Raising money from investors is most successful when founders approach the process with investors as business partners. For founders, fundraising is usually an all-encompassing task. All of the founder’s attention is focused on networking with the right people, getting emotionally drained from hearing ‘no’, developing the right financial and growth models, and articulating to investors what their value to customers truly is. For some founders this is more fun than running their business while others despise the process. Regardless of how much founders enjoy the process, developing a fundraising mindset will improve the experience and odds of success.
Investors Hold the Cash, but They're Not Your Bosses
It’s easy to start thinking about investors as bosses. After all, they decide if, when, and how much of their money to put into the business. Founders who’ve worked for large mature companies before are familiar with this mindset of getting their project funded by their boss and it’s easy to stay in that mindset. Convincing your boss that the company should make a strategic bet on a new area is not something that usually happens in mature corporations.
A founder’s job is different: a founder needs to choose when to change the business to attract capital and when to find different capital. This isn’t possible at a large company where the business strategy and direction are already set. Founders have the luxury of evaluating financiers and approaching investors who have already shown signs they want to make strategic bets in the founder’s area. Finding investors like this is finding a business partner, not a boss, and not an employee.
"No" Means Passing on Partnering, Not on Your Business
There are hundreds of investors out there, and most pass on 80-90% of the pitches they hear. Investors say no - a lot. Often saying no is for simple reasons: wrong geography, already made all the investments for the year, in the middle of a negotiation, wrong industry, wrong stage, and so on. In fact, Brian Chesky of AirBNB recently posted five rejection emails he received when he was raising his first round. You can see the variety of reasons vary from investor specific reasons to company specific reasons.
As a founder, the reasons behind the no can be hard to decrypt. Investors aren’t often forthcoming with long explanations of why they said no. Long explanations can take a lot of the investor’s time and energy for a business in which they’ll never hear about again. When investors do take the time to share, it is usually because they have an interest in the company even though they aren’t planning to invest.
Every Pitch Improves the Following Pitch
Take every piece of feedback during and after pitching, and thoughtfully incorporate that feedback. Often investors will repeatedly give the same feedback, providing an opportunity to refine answers or properly ignore the feedback. The difference between these two is fairly nuanced. Take feedback around the customer or market segment: investors may not believe that a new entrant can take an entrenched market by storm. This feedback should be taken differently if you’re Elon Musk building Tesla versus a new founder out of college building the next dating app.

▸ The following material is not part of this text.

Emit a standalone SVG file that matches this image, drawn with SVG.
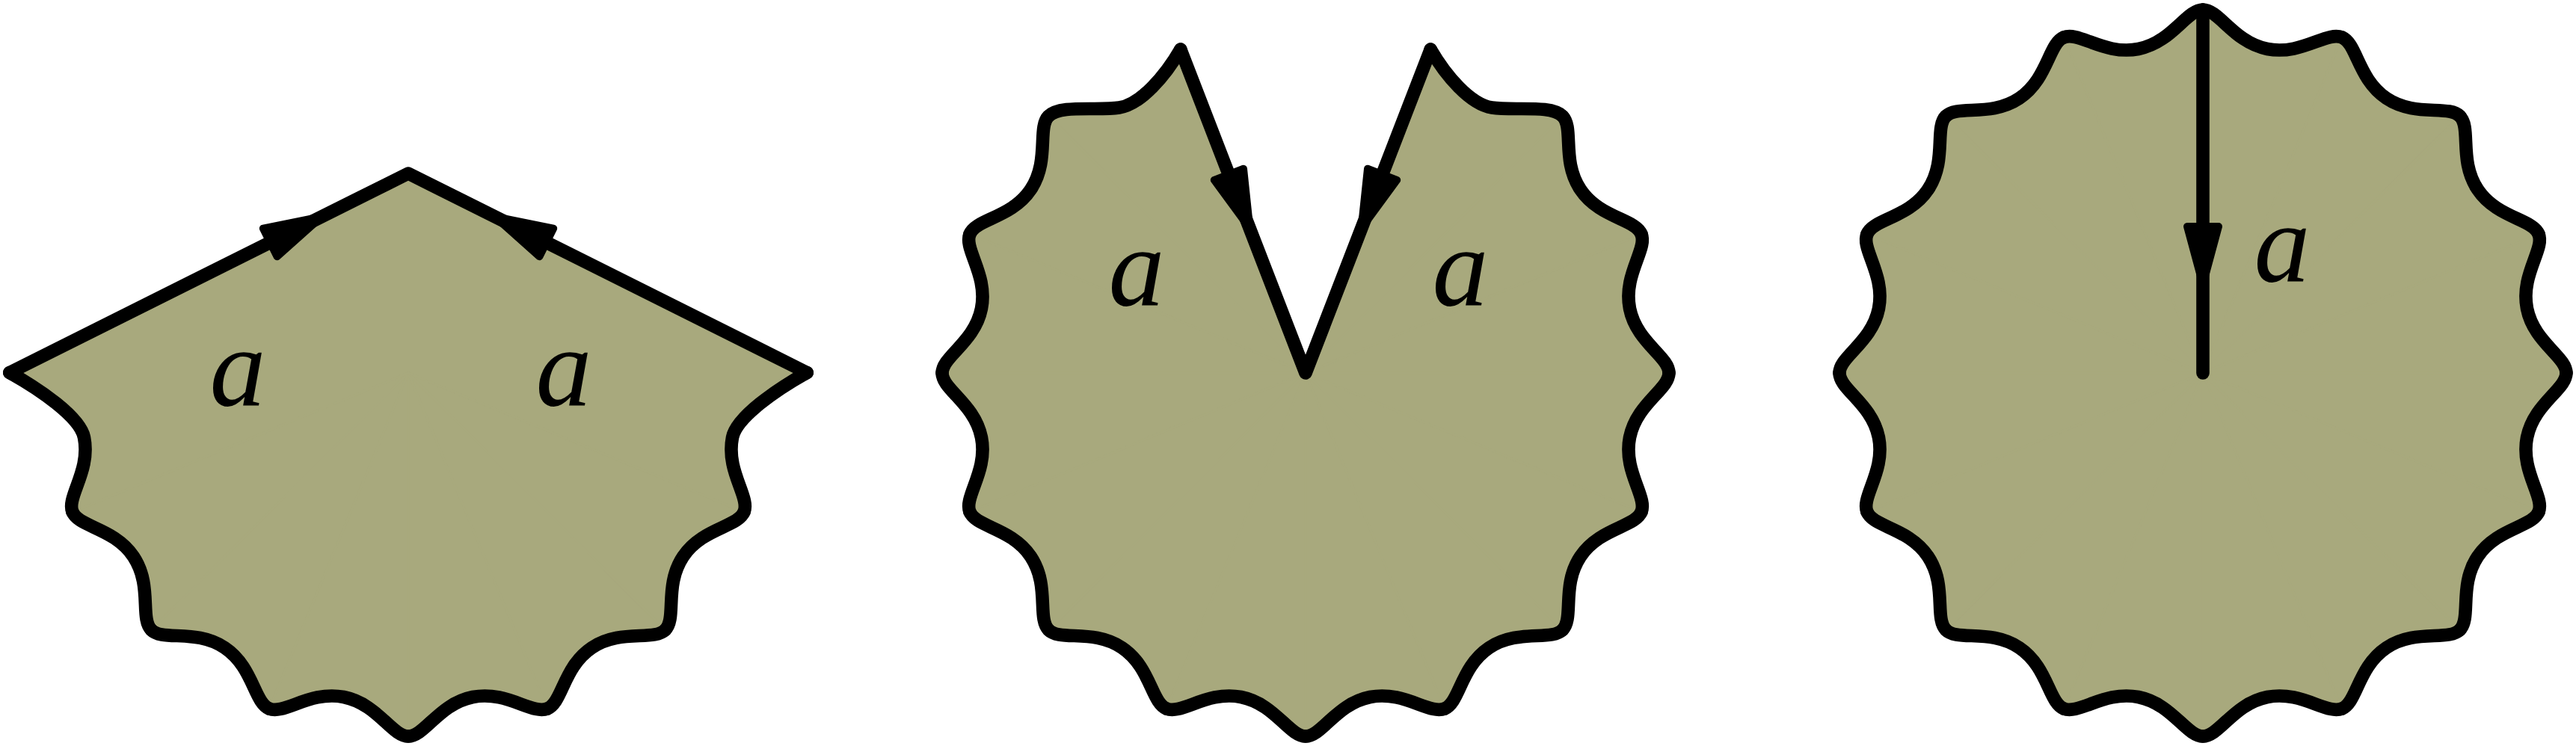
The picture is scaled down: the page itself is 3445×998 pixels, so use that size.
<svg xmlns="http://www.w3.org/2000/svg" width="3445" height="998" viewBox="0 0 3445 998">
<style>
.fill{fill:#a8a97d;stroke:#a8a97d;stroke-width:3;stroke-linejoin:round}
.line{fill:none;stroke:#000;stroke-width:17.6;stroke-linecap:round;stroke-linejoin:round}
.head{fill:#000;stroke:#000;stroke-width:10;stroke-linejoin:round}
.lbl{font-family:"Liberation Serif","DejaVu Serif",serif;font-style:italic;font-size:150px;text-anchor:middle;fill:#000}
</style>
<defs>
<path id="wave" d="M0,486 C22,486 41.11,442.47 86.23,433.5 C131.35,424.53 165.66,457.42 185.98,449"/>
<path id="wedge" d="M0,0 L0,486 C22,486 41.11,442.47 86.23,433.5 C131.35,424.53 165.66,457.42 185.98,449 Z"/>
<path id="head" d="M5,-21 L82.8,0 L5,21 Z"/>
</defs>
<rect width="3445" height="998" fill="#fff"/>

<g id="shape1">
 <g class="fill" transform="translate(546,499)">
  <use href="#wedge" transform="rotate(67.5)"/>
  <use href="#wedge" transform="rotate(45)"/>
  <use href="#wedge" transform="rotate(22.5)"/>
  <use href="#wedge" transform="rotate(0)"/>
  <use href="#wedge" transform="rotate(-22.5)"/>
  <use href="#wedge" transform="rotate(-45)"/>
 </g>
 <path class="fill" d="M546,499 L995,685 C1003.42,664.66 970.53,630.35 979.5,585.2 C984.96,557.74 1039.8,520.3 1079.2,498.5 L546,232 L12.8,498.5 C52.2,520.3 107.04,557.74 112.5,585.2 C121.47,630.35 88.58,664.66 97,685 Z"/>
 <g class="line" transform="translate(546,499)">
  <use href="#wave" transform="rotate(67.5)"/>
  <use href="#wave" transform="rotate(45)"/>
  <use href="#wave" transform="rotate(22.5)"/>
  <use href="#wave" transform="rotate(0)"/>
  <use href="#wave" transform="rotate(-22.5)"/>
  <use href="#wave" transform="rotate(-45)"/>
 </g>
 <path class="line" d="M12.8,498.5 C52.2,520.3 107.04,557.74 112.5,585.2 C121.47,630.35 88.58,664.66 97,685"/>
 <path class="line" d="M995,685 C1003.42,664.66 970.53,630.35 979.5,585.2 C984.96,557.74 1039.8,520.3 1079.2,498.5"/>
</g>

<g id="shape2">
 <g class="fill" transform="translate(1746,499)">
  <use href="#wedge" transform="rotate(135)"/>
  <use href="#wedge" transform="rotate(112.5)"/>
  <use href="#wedge" transform="rotate(90)"/>
  <use href="#wedge" transform="rotate(67.5)"/>
  <use href="#wedge" transform="rotate(45)"/>
  <use href="#wedge" transform="rotate(22.5)"/>
  <use href="#wedge" transform="rotate(0)"/>
  <use href="#wedge" transform="rotate(-22.5)"/>
  <use href="#wedge" transform="rotate(-45)"/>
  <use href="#wedge" transform="rotate(-67.5)"/>
  <use href="#wedge" transform="rotate(-90)"/>
  <use href="#wedge" transform="rotate(-112.5)"/>
 </g>
 <path class="fill" d="M1746,499 L1578.8,66.1 C1558.8,100.7 1526.1,139.5 1496.7,144 C1467.3,148.5 1417.91,139.79 1402.35,155.35 Z M1746,499 L2089.65,155.35 C2074.09,139.79 2024.7,148.5 1995.3,144 C1965.9,139.5 1933.2,100.7 1913.2,66.1 Z"/>
 <g class="line" transform="translate(1746,499)">
  <use href="#wave" transform="rotate(135)"/>
  <use href="#wave" transform="rotate(112.5)"/>
  <use href="#wave" transform="rotate(90)"/>
  <use href="#wave" transform="rotate(67.5)"/>
  <use href="#wave" transform="rotate(45)"/>
  <use href="#wave" transform="rotate(22.5)"/>
  <use href="#wave" transform="rotate(0)"/>
  <use href="#wave" transform="rotate(-22.5)"/>
  <use href="#wave" transform="rotate(-45)"/>
  <use href="#wave" transform="rotate(-67.5)"/>
  <use href="#wave" transform="rotate(-90)"/>
  <use href="#wave" transform="rotate(-112.5)"/>
 </g>
 <path class="line" d="M1578.8,66.1 C1558.8,100.7 1526.1,139.5 1496.7,144 C1467.3,148.5 1417.91,139.79 1402.35,155.35"/>
 <path class="line" d="M2089.65,155.35 C2074.09,139.79 2024.7,148.5 1995.3,144 C1965.9,139.5 1933.2,100.7 1913.2,66.1"/>
</g>

<g id="shape3">
 <g class="fill" transform="translate(2946,499)">
  <use href="#wedge" transform="rotate(0)"/>
  <use href="#wedge" transform="rotate(22.5)"/>
  <use href="#wedge" transform="rotate(45)"/>
  <use href="#wedge" transform="rotate(67.5)"/>
  <use href="#wedge" transform="rotate(90)"/>
  <use href="#wedge" transform="rotate(112.5)"/>
  <use href="#wedge" transform="rotate(135)"/>
  <use href="#wedge" transform="rotate(157.5)"/>
  <use href="#wedge" transform="rotate(180)"/>
  <use href="#wedge" transform="rotate(202.5)"/>
  <use href="#wedge" transform="rotate(225)"/>
  <use href="#wedge" transform="rotate(247.5)"/>
  <use href="#wedge" transform="rotate(270)"/>
  <use href="#wedge" transform="rotate(292.5)"/>
  <use href="#wedge" transform="rotate(315)"/>
  <use href="#wedge" transform="rotate(337.5)"/>
 </g>
 <g class="line" transform="translate(2946,499)">
  <use href="#wave" transform="rotate(0)"/>
  <use href="#wave" transform="rotate(22.5)"/>
  <use href="#wave" transform="rotate(45)"/>
  <use href="#wave" transform="rotate(67.5)"/>
  <use href="#wave" transform="rotate(90)"/>
  <use href="#wave" transform="rotate(112.5)"/>
  <use href="#wave" transform="rotate(135)"/>
  <use href="#wave" transform="rotate(157.5)"/>
  <use href="#wave" transform="rotate(180)"/>
  <use href="#wave" transform="rotate(202.5)"/>
  <use href="#wave" transform="rotate(225)"/>
  <use href="#wave" transform="rotate(247.5)"/>
  <use href="#wave" transform="rotate(270)"/>
  <use href="#wave" transform="rotate(292.5)"/>
  <use href="#wave" transform="rotate(315)"/>
  <use href="#wave" transform="rotate(337.5)"/>
 </g>
</g>

<g id="connectors">
 <path class="line" d="M12.8,498.5 L546,232 L1079.2,498.5"/>
 <path class="line" d="M1578.8,66.1 L1746,499 L1913.2,66.1"/>
 <path class="line" d="M2946,13 L2946,499"/>
 <use href="#head" class="head" transform="translate(356.7,326.6) rotate(-26.56)"/>
 <use href="#head" class="head" transform="translate(735.3,326.6) rotate(-153.44)"/>
 <use href="#head" class="head" transform="translate(1641.6,228.6) rotate(68.88)"/>
 <use href="#head" class="head" transform="translate(1850.4,228.6) rotate(111.12)"/>
 <use href="#head" class="head" transform="translate(2946,298) rotate(90)"/>
</g>

<g id="labels">
 <text class="lbl" x="318" y="542">a</text>
 <text class="lbl" x="754" y="542">a</text>
 <text class="lbl" x="1520" y="408">a</text>
 <text class="lbl" x="1953" y="408">a</text>
 <text class="lbl" x="3052" y="376">a</text>
</g>
</svg>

Some impossible to build companies are impossible to build because funding them is so difficult. Other impossible to build companies are impossible to build because adding value to customers is so difficult. Understanding what part of growth investors are giving feedback on (future financing or customer growth) is often nuanced; however, understanding this nuance can improve the pitch to the next investor.
The Founder is Responsible for Capitalizing the Business
New businesses thrive when 1 + 1 = 3. Founders are responsible for pulling the capital and the people together in a way that creates outsized value. Recruiting capital to the business is not that much different than recruiting people. The capital has to add more value than dollar value of the investment.
Often founders hire ‘professional’ financiers to help them raise capital. They outsource the fundraising process to someone else for a share of the business. This works and is extremely popular in later stage or more mature companies. The problem with taking this approach for young companies in the first few rounds of financing is that the economics of the business aren’t truly established yet so the capital isn’t plugging into a machine that’s already working it’s being thrown on the workbench along with the people resources that the founder has put on the bench and they still needs to assemble the machine. If the founder doesn’t deeply understand the people or the capital on the bench, their ability to work with the team to assemble the machine is handicapped.
The fundraising process is the most challenging at the earliest stages. Investors are terrible at being transparent when it comes to their reasons for making or not making an investment. Remember that your looking for a business partner, not a boss. Every search for a partner includes being turned down and every one of those turn downs is an opportunity to improve. When your pitch resonates with a partner who thinks their capital can add more value than the zeros on the check, you might have found a match.